Do yourself a favor and learn a few Khmer phrases. Even just “hello” (susadei), “thank you” (aw khun), and “too hot” (I may have made that one up) will earn you smiles and sometimes discounts. Khmer people are kind, and they appreciate effort — no matter how laughable your accent might be.
Also, prepare a little pouch of small US dollar bills. Cambodia runs on a weird but practical mix of USD and Cambodian riel. You’ll need those one-dollar bills for tuk-tuks, temple tickets, tips, and the inevitable mango shake addiction you’ll develop within 48 hours.
Oh — and yes, bring lube. Always bring lube. Trust me.
FAQ About the Gay Scene in Siem Reap
1. Is public affection okay?
Yes — to a point. Holding hands? Sweet. A kiss on the cheek? Fine. A full-on tongue-wrestling session while straddling your partner on a tuk-tuk? Maybe not. Cambodians are polite and modest, so keep it cute. Respect the culture, but don’t erase yourself. The balance is everything.
2. Can I use Grindr or Tinder here?
Absolutely. Siem Reap’s digital gay scene is alive and thriving. Grindr is more popular with tourists and locals who are discreet but curious. Tinder tends to bring in expats, travelers, and that one guy who’s definitely using an old photo. Be respectful, be safe, and be honest — especially if you’re not planning to stay long.

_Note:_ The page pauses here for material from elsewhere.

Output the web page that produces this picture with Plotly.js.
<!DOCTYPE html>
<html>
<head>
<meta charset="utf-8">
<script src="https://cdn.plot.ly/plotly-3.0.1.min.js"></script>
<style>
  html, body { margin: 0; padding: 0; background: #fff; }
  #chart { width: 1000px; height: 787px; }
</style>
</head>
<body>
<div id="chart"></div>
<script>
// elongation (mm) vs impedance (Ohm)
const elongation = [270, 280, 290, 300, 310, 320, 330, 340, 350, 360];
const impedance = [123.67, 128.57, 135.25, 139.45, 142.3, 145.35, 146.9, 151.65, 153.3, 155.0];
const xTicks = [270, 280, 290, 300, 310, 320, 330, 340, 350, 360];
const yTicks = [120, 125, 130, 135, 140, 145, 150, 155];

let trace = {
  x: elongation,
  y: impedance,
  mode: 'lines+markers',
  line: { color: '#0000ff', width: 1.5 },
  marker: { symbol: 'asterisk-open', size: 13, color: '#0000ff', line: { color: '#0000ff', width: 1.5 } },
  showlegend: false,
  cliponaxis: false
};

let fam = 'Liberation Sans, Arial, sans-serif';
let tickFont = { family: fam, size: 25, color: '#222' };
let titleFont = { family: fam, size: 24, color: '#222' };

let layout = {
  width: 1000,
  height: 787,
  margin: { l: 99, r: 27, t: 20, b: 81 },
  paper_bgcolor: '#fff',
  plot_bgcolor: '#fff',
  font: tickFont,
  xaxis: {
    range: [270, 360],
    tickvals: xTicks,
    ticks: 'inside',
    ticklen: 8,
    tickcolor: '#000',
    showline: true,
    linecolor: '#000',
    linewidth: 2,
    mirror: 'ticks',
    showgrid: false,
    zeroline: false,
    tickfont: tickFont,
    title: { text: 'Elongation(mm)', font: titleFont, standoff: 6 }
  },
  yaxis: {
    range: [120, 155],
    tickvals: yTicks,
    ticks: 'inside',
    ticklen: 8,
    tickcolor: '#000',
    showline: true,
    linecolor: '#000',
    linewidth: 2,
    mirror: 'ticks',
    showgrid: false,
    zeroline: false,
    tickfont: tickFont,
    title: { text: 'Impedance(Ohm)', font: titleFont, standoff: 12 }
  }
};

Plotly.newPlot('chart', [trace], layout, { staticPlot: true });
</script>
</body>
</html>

3. Do locals mind gay tourists?
Not at all. While traditional Khmer culture can be conservative, most Cambodians — especially in tourism hubs like Siem Reap — are extremely open-minded. I never felt judged. On the contrary, I felt welcomed, even celebrated. One bartender even told me, “You guys are fun — you dance more.” I took that as a badge of honor.
4. Are there queer locals I can meet?
Yes, but go gently. Being openly gay in Cambodia is still complicated for many locals. There’s a growing community of LGBTQ+ people, especially younger folks, but discretion and kindness go a long way. Don’t expect everyone to be out — and don’t be that tourist who tries to “liberate” people with vodka shots.

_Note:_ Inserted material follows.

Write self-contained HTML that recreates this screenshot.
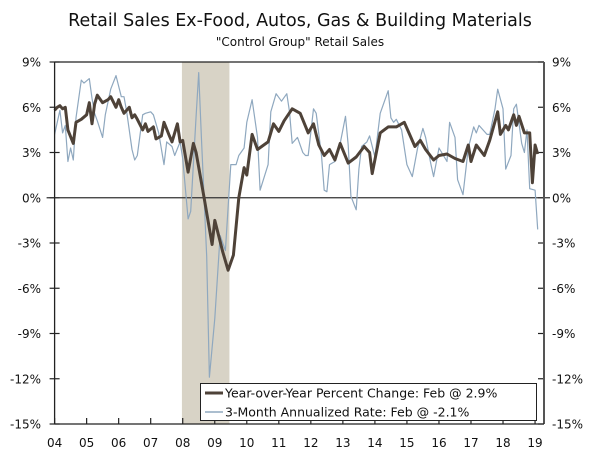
<!DOCTYPE html>
<html><head><meta charset="utf-8"><style>
body{margin:0;background:#fff}
svg{display:block;font-family:"DejaVu Sans","Liberation Sans",sans-serif}
</style></head><body>
<svg id="chart" width="600" height="458" viewBox="0 0 600 458" xmlns="http://www.w3.org/2000/svg">
<text x="300" y="26" text-anchor="middle" font-size="17.5" fill="#111">Retail Sales Ex-Food, Autos, Gas &amp; Building Materials</text>
<text x="300" y="46" text-anchor="middle" font-size="12" fill="#111">"Control Group" Retail Sales</text>
<g id="plot"></g>
</svg>
<script>
const yTicks=[9,6,3,0,-3,-6,-9,-12,-15];
const yTickLabels=["9%","6%","3%","0%","-3%","-6%","-9%","-12%","-15%"];
const xLabels=["04","05","06","07","08","09","10","11","12","13","14","15","16","17","18","19"];
const recession=[47.7,65.5];
const yoyMonths=[0,1,2,3,4,5,7,8,10,12,13,14,15,16,18,20,21,23,24,25,26,28,29,30,31,33,34,35,37,38,40,41,43,44,46,47,48,50,52,53,56,59,60,63,65,67,69,71,72,74,76,80,82,84,86,89,92,95,97,99,101,103,105,107,110,113,116,118,119,122,125,128,131,133,135,137,139,142,144,147,150,153,155,156,158,161,163,166,167,169,170,172,173,174,176,178,179,180,181];
const yoyValues=[5.8,6.0,6.1,5.9,6.0,4.5,3.6,5.0,5.2,5.5,6.3,4.9,6.2,6.8,6.3,6.5,6.7,6.0,6.5,6.0,5.6,6.0,5.3,5.5,5.2,4.5,4.9,4.4,4.7,3.9,4.1,5.0,4.1,3.7,4.9,3.7,3.8,1.7,3.6,3.0,0.0,-3.1,-1.5,-3.6,-4.8,-3.8,0.0,2.0,1.5,4.2,3.2,3.7,4.9,4.4,5.1,5.9,5.6,4.3,4.9,3.5,2.8,3.2,2.5,3.6,2.3,2.7,3.4,3.0,1.6,4.3,4.7,4.7,5.0,4.2,3.4,3.8,3.2,2.5,2.8,2.9,2.6,2.4,3.5,2.4,3.5,2.8,3.8,5.7,4.2,4.8,4.5,5.5,4.8,5.4,4.3,4.3,1.0,3.5,2.9];
const annMonths=[0,2,3,4,5,6,7,8,10,11,13,14,15,16,18,19,21,23,25,26,27,29,30,31,33,34,36,37,39,41,42,44,45,47,48,50,51,53,54,55,57,58,60,62,64,66,68,69,71,72,74,76,77,80,81,83,85,87,88,89,91,93,94,95,97,98,100,101,102,103,105,107,109,110,111,113,114,115,117,118,120,122,125,126,127,128,130,132,134,136,138,139,141,142,144,147,148,150,151,153,155,157,158,159,162,163,165,166,168,169,171,172,173,175,176,177,178,180,181];
const annValues=[4.2,5.8,4.3,4.8,2.4,3.3,2.5,5.3,7.8,7.6,7.9,6.6,5.6,5.1,4.0,5.5,7.2,8.1,6.7,6.7,5.7,3.2,2.5,2.8,5.5,5.6,5.7,5.5,4.3,2.2,3.7,3.4,2.8,3.7,2.6,-1.4,-0.9,5.4,8.3,4.0,-3.9,-11.9,-8.0,-2.5,-3.5,2.2,2.2,2.8,3.3,5.0,6.5,4.0,0.5,2.2,5.7,6.9,6.4,6.9,5.7,3.6,4.0,3.0,2.8,2.8,5.9,5.6,2.8,0.5,0.4,2.2,2.4,3.6,5.4,3.5,0.1,-0.8,1.9,3.4,3.7,4.1,2.7,5.6,7.1,5.3,5.0,5.2,4.5,2.2,1.4,3.3,4.6,4.0,2.2,1.4,3.3,2.4,5.0,4.0,1.2,0.2,3.3,4.7,4.3,4.8,4.2,4.2,5.9,7.2,5.9,1.9,2.8,5.9,6.2,3.6,3.0,4.5,0.6,0.5,-2.1];

const L=54.6,R=544,T=62,B=424,vmax=9,vmin=-15;
const yS=v=>T+(vmax-v)/(vmax-vmin)*(B-T);
const xS=m=>L+m/12*32.03;
const NS="http://www.w3.org/2000/svg";
const g=document.getElementById('plot');
function mk(tag,attrs,parent){const e=document.createElementNS(NS,tag);for(const k in attrs)e.setAttribute(k,attrs[k]);(parent||g).appendChild(e);return e;}

const sh=mk('rect',{x:xS(recession[0]),y:T,width:xS(recession[1])-xS(recession[0]),height:B-T,fill:'#d8d3c6'});



const tp=mk('line',{x1:L,x2:R,y1:T,y2:T,stroke:'#222','stroke-width':1.2});



yTicks.forEach((v,i)=>{
  const y=yS(v);
  const a=mk('line',{x1:L-5,x2:L+5,y1:y,y2:y,stroke:'#222','stroke-width':1.2});
  
  
  const b=mk('line',{x1:R-6,x2:R,y1:y,y2:y,stroke:'#222','stroke-width':1.2});
  
  
  const t1=mk('text',{x:41,y:y+4.5,'text-anchor':'end','font-size':12,fill:'#111'});
  t1.textContent=yTickLabels[i];
  
  
  const t2=mk('text',{x:552,y:y+4.5,'text-anchor':'start','font-size':12,fill:'#111'});
  t2.textContent=yTickLabels[i];
  
  
});

xLabels.forEach((lab,i)=>{
  const x=xS(i*12);
  const tk=mk('line',{x1:x,x2:x,y1:B-6,y2:B,stroke:'#222','stroke-width':1.2});
  
  
  const t=mk('text',{x:x,y:447,'text-anchor':'middle','font-size':12,fill:'#111'});
  t.textContent=lab;
  
  
});

const z=mk('line',{x1:L-8,x2:R+6,y1:yS(0),y2:yS(0),stroke:'#333','stroke-width':1.2});



function path(ms,vs){return ms.map((m,i)=>(i?'L':'M')+xS(m).toFixed(1)+','+yS(vs[i]).toFixed(1)).join('');}
const ann=mk('path',{d:path(annMonths,annValues),fill:'none',stroke:'#8fa8bf','stroke-width':1.2,'stroke-linejoin':'round'});


const yoy=mk('path',{d:path(yoyMonths,yoyValues),fill:'none',stroke:'#4e4238','stroke-width':3,'stroke-linejoin':'round'});



const la=mk('line',{x1:L,x2:L,y1:T,y2:B,stroke:'#222','stroke-width':1.3});


const ra=mk('line',{x1:R,x2:R,y1:T,y2:B,stroke:'#555','stroke-width':2});


const ba=mk('line',{x1:L,x2:R,y1:B,y2:B,stroke:'#222','stroke-width':1.3});



const lg=mk('g',{});


const lb=mk('rect',{x:200.5,y:383.5,width:336,height:37,fill:'#fff',stroke:'#222','stroke-width':1},lg);


const l1=mk('line',{x1:205,x2:223,y1:393,y2:393,stroke:'#4e4238','stroke-width':3},lg);


const t1=mk('text',{x:225,y:397.5,'font-size':12.5,fill:'#111'},lg);
t1.textContent='Year-over-Year Percent Change: Feb @ 2.9%';


const l2=mk('line',{x1:205,x2:223,y1:412,y2:412,stroke:'#8fa8bf','stroke-width':1.5},lg);


const t2=mk('text',{x:225,y:416.5,'font-size':12.5,fill:'#111'},lg);
t2.textContent='3-Month Annualized Rate: Feb @ -2.1%';


</script>
</body></html>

Summary of the Gay Scene in Siem Reap
Siem Reap is not your classic gay destination — and that’s what makes it magical. It’s not a rainbow circus. It’s a quiet, soulful dance between ancient history and modern openness. It welcomes you with a warm, sticky hug and offers you mangoes, massages, and memories you didn’t know you needed. You won’t find ten gay bars lined up in a row. But you will find community, curiosity, and a sense of ease that settles in your chest like a sigh of relief. You’ll dance at Barcode. You’ll flirt with that sexy Aussie in a temple at sunrise. You’ll get sunburned, overeat, overshare, and maybe — if you’re lucky — fall in love for the weekend.
Conclusion
Leaving Siem Reap felt like ending a summer romance. Bittersweet, sweaty, full of inside jokes and temple dust in places it should never be. It’s one of those rare places where you arrive as a tourist but leave feeling like you belong to something — not because it was loud or proud, but because it didn’t ask you to shrink. It let you be exactly who you are: gay, curious, overwhelmed, fabulous. Siem Reap are a reall great gay friendly destination!
Maybe you came for the temples. But if you’re like me, you’ll leave with more than just photos of Angkor Wat. You’ll leave with stories. With soft memories. With the quiet, beautiful truth that somewhere in Cambodia, a little city opened its arms — and whispered, come back anytime, darling.